### STATED GOAL
Leave out all pictures and give back precisely the lines from the line with "Generate a Python" to the line with "plt.rcParams['font.family'] = ['Liberation", including those two lines.

### RECORDS PROVIDED

** begin **

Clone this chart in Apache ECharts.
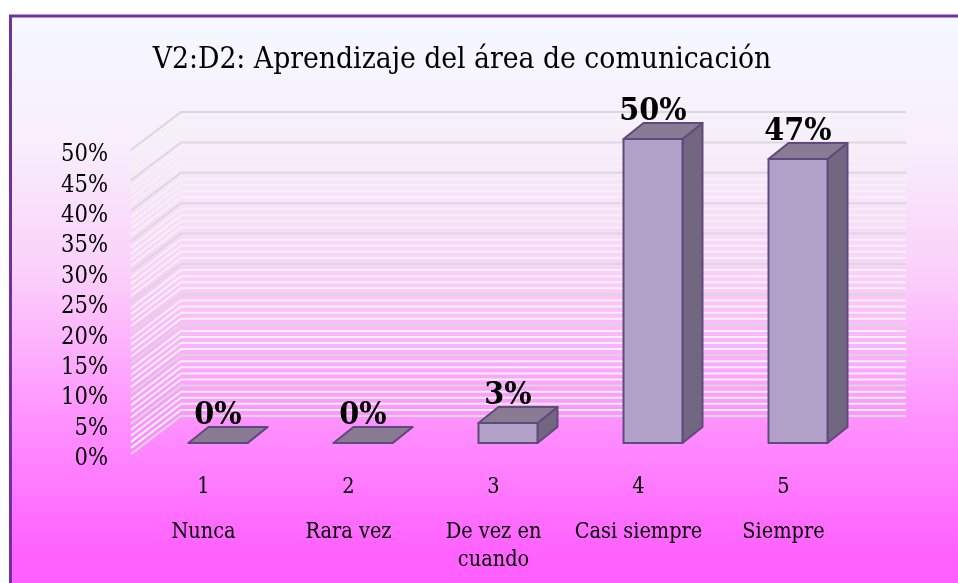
<!DOCTYPE html>
<html>
<head>
<meta charset="utf-8">
<style>html,body{margin:0;padding:0;background:#fff}#c{width:958px;height:583px}</style>
<script src="https://cdn.jsdelivr.net/npm/echarts@6/dist/echarts.min.js"></script>
</head>
<body>
<div id="c"></div>
<script>
const titleText = 'V2:D2: Aprendizaje del área de comunicación';
const scaleNumbers = ['1', '2', '3', '4', '5'];
const categories = ['Nunca', 'Rara vez', 'De vez en\ncuando', 'Casi siempre', 'Siempre'];
const percentValues = [0, 0, 3.3, 50, 46.7];
const percentLabels = ['0%', '0%', '3%', '50%', '47%'];
const gridValues = [0,1,2,3,4,5,6,7,8,9,10,11,12,13,14,15,16,17,18,19,20,21,22,23,24,25,26,27,28,29,30,31,32,33,34,35,36,37,38,39,40,41,42,43,44,45,46,47,48,49,50];

const FONT = '"DejaVu Serif Condensed", "DejaVu Serif", serif';
const WALL_DX = 50, WALL_DY = -38;
const BAR_W = 59, BAR_SHIFT_X = 14.5, BAR_SHIFT_Y = -11, DEPTH_X = 20, DEPTH_Y = -16;
const STROKE = '#604a7b';

function renderGrid(params, api) {
  const v = api.value(1);
  const cs = params.coordSys;
  const y = api.coord([0, v])[1];
  const x0 = cs.x, x1 = cs.x + WALL_DX, x2 = cs.x + cs.width + WALL_DX;
  const major = v % 5 === 0;
  return {
    type: 'polyline',
    z2: major ? 2 : 1,
    shape: { points: [[x0, y], [x1, y + WALL_DY], [x2, y + WALL_DY]] },
    style: { fill: null, stroke: major ? '#d9d9d9' : '#f2f2f2', lineWidth: 2 }
  };
}

function renderBar(params, api) {
  const c = api.coord([api.value(0), api.value(1)]);
  const base = api.coord([api.value(0), 0]);
  const xl = c[0] + BAR_SHIFT_X - BAR_W / 2, xr = xl + BAR_W;
  const yt = c[1] + BAR_SHIFT_Y, yb = base[1] + BAR_SHIFT_Y;
  const poly = (pts, fill) => ({
    type: 'polygon', shape: { points: pts },
    style: { fill, stroke: STROKE, lineWidth: 2, lineJoin: 'round' }
  });
  return {
    type: 'group',
    children: [
      poly([[xr, yb], [xr + DEPTH_X, yb + DEPTH_Y], [xr + DEPTH_X, yt + DEPTH_Y], [xr, yt]], '#716780'),
      poly([[xl, yt], [xl + DEPTH_X, yt + DEPTH_Y], [xr + DEPTH_X, yt + DEPTH_Y], [xr, yt]], '#887b93'),
      poly([[xl, yt], [xr, yt], [xr, yb], [xl, yb]], '#b1a0c7'),
      {
        type: 'text',
        style: {
          text: percentLabels[params.dataIndex],
          x: (xl + xr) / 2, y: yt - 27,
          align: 'center', verticalAlign: 'middle',
          font: 'bold 32px ' + FONT, fill: '#000'
        }
      }
    ]
  };
}

const chart = echarts.init(document.getElementById('c'), null, { renderer: 'canvas' });
chart.setOption({
  animation: false,
  backgroundColor: '#fff',
  title: {
    text: titleText, left: 457, top: 40, textAlign: 'center',
    textStyle: { fontFamily: FONT, fontSize: 29.7, fontWeight: 'normal', color: '#000' }
  },
  graphic: [{
    type: 'rect', z: -10, silent: true,
    shape: { x: 10.5, y: 16, width: 960, height: 580 },
    style: {
      stroke: '#7030a0', lineWidth: 3,
      fill: {
        type: 'linear', x: 0, y: 0, x2: 0, y2: 1,
        colorStops: [
          { offset: 0, color: '#f5f9ff' },
          { offset: 0.22, color: '#f8eefc' },
          { offset: 0.45, color: '#fbcffa' },
          { offset: 0.72, color: '#ff8cff' },
          { offset: 0.92, color: '#ff62ff' },
          { offset: 1, color: '#ff5fff' }
        ]
      }
    }
  }],
  grid: { left: 131, right: 102, top: 150, bottom: 129 },
  xAxis: [
    {
      type: 'category', data: scaleNumbers,
      axisLine: { show: false }, axisTick: { show: false },
      axisLabel: { interval: 0, margin: 22, color: '#000', fontFamily: FONT, fontSize: 21.5, verticalAlign: 'top' }
    },
    {
      type: 'category', data: categories, position: 'bottom', offset: 64,
      axisLine: { show: false }, axisTick: { show: false },
      axisLabel: { interval: 0, margin: 0, color: '#000', fontFamily: FONT, fontSize: 21.5, lineHeight: 28, verticalAlign: 'top' }
    }
  ],
  yAxis: {
    type: 'value', min: 0, max: 50, interval: 5,
    axisLine: { show: false }, axisTick: { show: false }, splitLine: { show: false },
    axisLabel: { margin: 23, color: '#000', fontFamily: FONT, fontSize: 23.5, verticalAlign: 'top', lineHeight: 10, formatter: '{value}%' }
  },
  series: [
    {
      type: 'custom', name: 'grid', silent: true, z: 1, clip: false,
      renderItem: renderGrid,
      encode: { x: 0, y: 1 },
      data: gridValues.map(v => [0, v])
    },
    {
      type: 'custom', name: 'Porcentaje', silent: true, z: 3, clip: false,
      renderItem: renderBar,
      encode: { x: 0, y: 1 },
      data: percentValues.map((v, i) => [i, v])
    }
  ]
});
</script>
</body>
</html>
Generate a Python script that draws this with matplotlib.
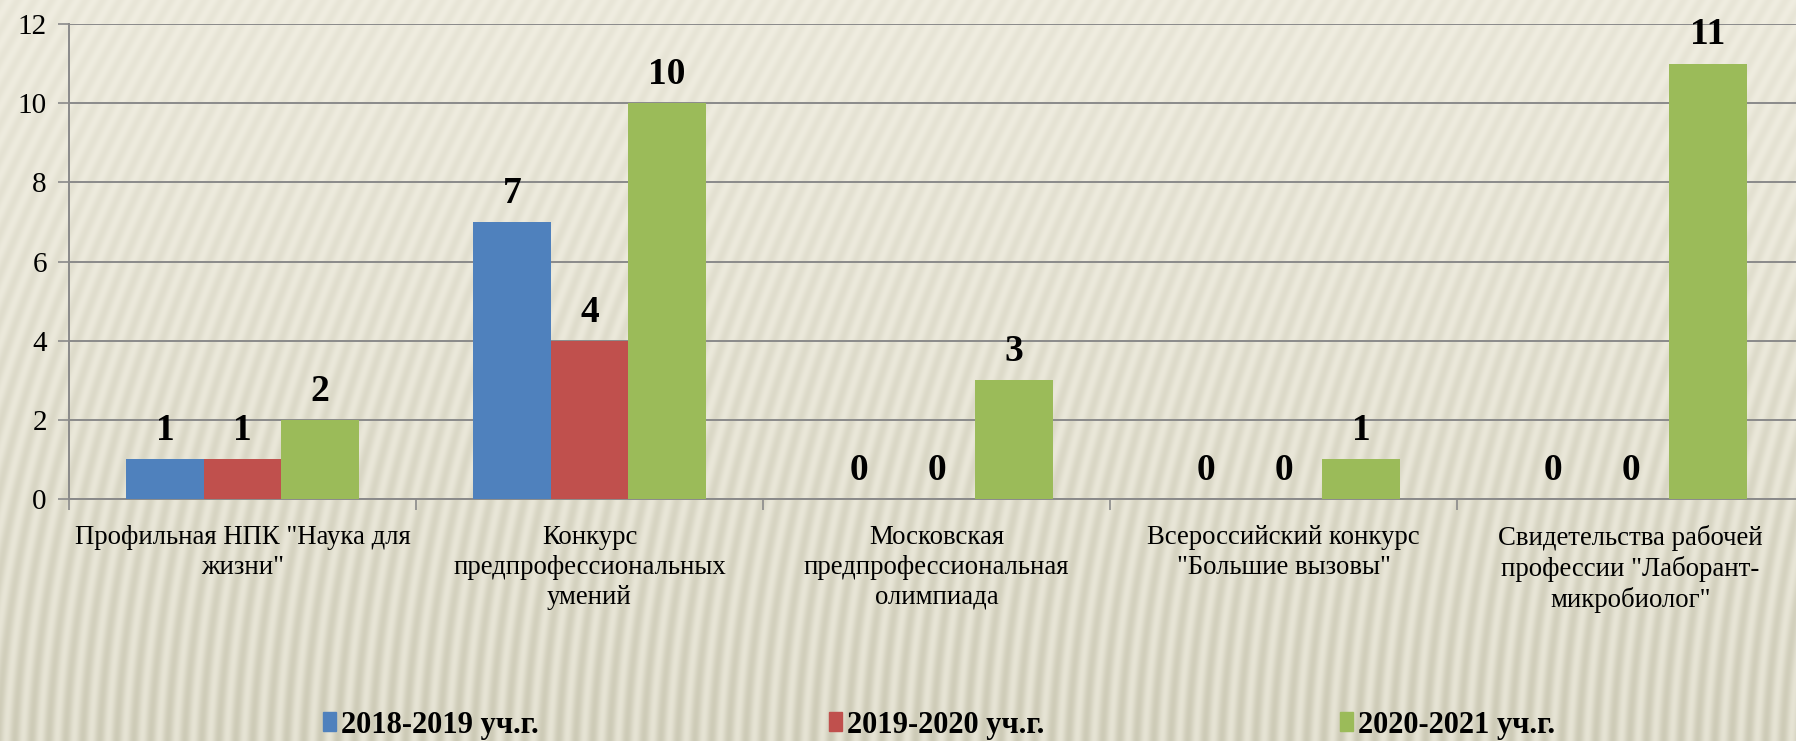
import numpy as np
import matplotlib.pyplot as plt
from matplotlib.patches import Patch

plt.rcParams['font.family'] = ['Liberation Serif', 'DejaVu Serif']

categories = [
    'Профильная НПК "Наука для\nжизни"',
    'Конкурс\nпредпрофессиональных\nумений',
    'Московская\nпредпрофессиональная\nолимпиада',
    'Всероссийский конкурс\n"Большие вызовы"',
    'Свидетельства рабочей\nпрофессии "Лаборант-\nмикробиолог"',
]
series_names = ['2018-2019 уч.г.', '2019-2020 уч.г.', '2020-2021 уч.г.']
values_2018 = [1, 7, 0, 0, 0]
values_2019 = [1, 4, 0, 0, 0]
values_2020 = [2, 10, 3, 1, 11]
colors = ['#4F81BD', '#C0504D', '#9BBB59']

W, H = 1796, 741
fig = plt.figure(figsize=(W / 100, H / 100), dpi=100)

# striped beige backdrop
bg = fig.add_axes([0, 0, 1, 1])
yy, xx = np.mgrid[0:H, 0:W].astype(float)
t = yy / H
u = xx + 0.6 * yy - 0.275 * yy ** 2 / H
stripe = 0.5 + 0.5 * np.cos(2 * np.pi * u / 17.0)
top = np.array([0.94, 0.93, 0.88])
bottom = np.array([0.90, 0.89, 0.83])
base = top[None, None, :] * (1 - t[..., None]) + bottom[None, None, :] * t[..., None]
amp = (0.03 + 0.065 * t ** 1.5)[..., None]
img = base - amp * stripe[..., None] * np.array([1.0, 1.0, 1.2])
bg.imshow(np.clip(img, 0, 1), aspect='auto', interpolation='bilinear')
bg.axis('off')

ax = fig.add_axes([69 / W, 1 - 499 / H, (1804 - 69) / W, (499 - 24) / H])
ax.patch.set_alpha(0)

x = np.arange(len(categories))
width = 0.223
for i, (vals, name) in enumerate(zip([values_2018, values_2019, values_2020], series_names)):
    bars = ax.bar(x + (i - 1) * width, vals, width, color=colors[i], label=name, zorder=3)
    ax.bar_label(bars, padding=8, fontsize=27, fontweight='bold', color='black')

ax.set_ylim(0, 12)
ax.set_xlim(-0.5, len(categories) - 0.5)
ax.set_yticks(range(0, 13, 2))
ax.yaxis.grid(True, color='#8a8a8a', linewidth=1.4, zorder=0)
ax.tick_params(axis='y', labelsize=21, length=8, width=1.2, color='#8a8a8a', pad=8)

ax.set_xticks(x)
ax.set_xticklabels(categories, fontsize=19.3, linespacing=1.26)
ax.tick_params(axis='x', which='major', length=0, pad=18.5)
ax.set_xticks(np.arange(len(categories) + 1) - 0.5, minor=True)
ax.tick_params(axis='x', which='minor', length=8, width=1.2, color='#8a8a8a')

for side in ['top', 'right']:
    ax.spines[side].set_visible(False)
for side in ['left', 'bottom']:
    ax.spines[side].set_color('#8a8a8a')
    ax.spines[side].set_linewidth(1.4)

# legend entries spread along the bottom
legend_x = [323, 829, 1340]
for name, col, lx in zip(series_names, colors, legend_x):
    fig.legend(handles=[Patch(color=col)], labels=[name], loc='center left',
               bbox_to_anchor=(lx / W - 0.007, 1 - 725 / H), frameon=False,
               prop={'size': 22, 'weight': 'bold'}, handlelength=0.45,
               handleheight=0.55, handletextpad=0.15, borderaxespad=0)

fig.savefig('out.png', dpi=100)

** end **

### RESULT
Generate a Python script that draws this with matplotlib.
import numpy as np
import matplotlib.pyplot as plt
from matplotlib.patches import Patch

plt.rcParams['font.family'] = ['Liberation Serif', 'DejaVu Serif']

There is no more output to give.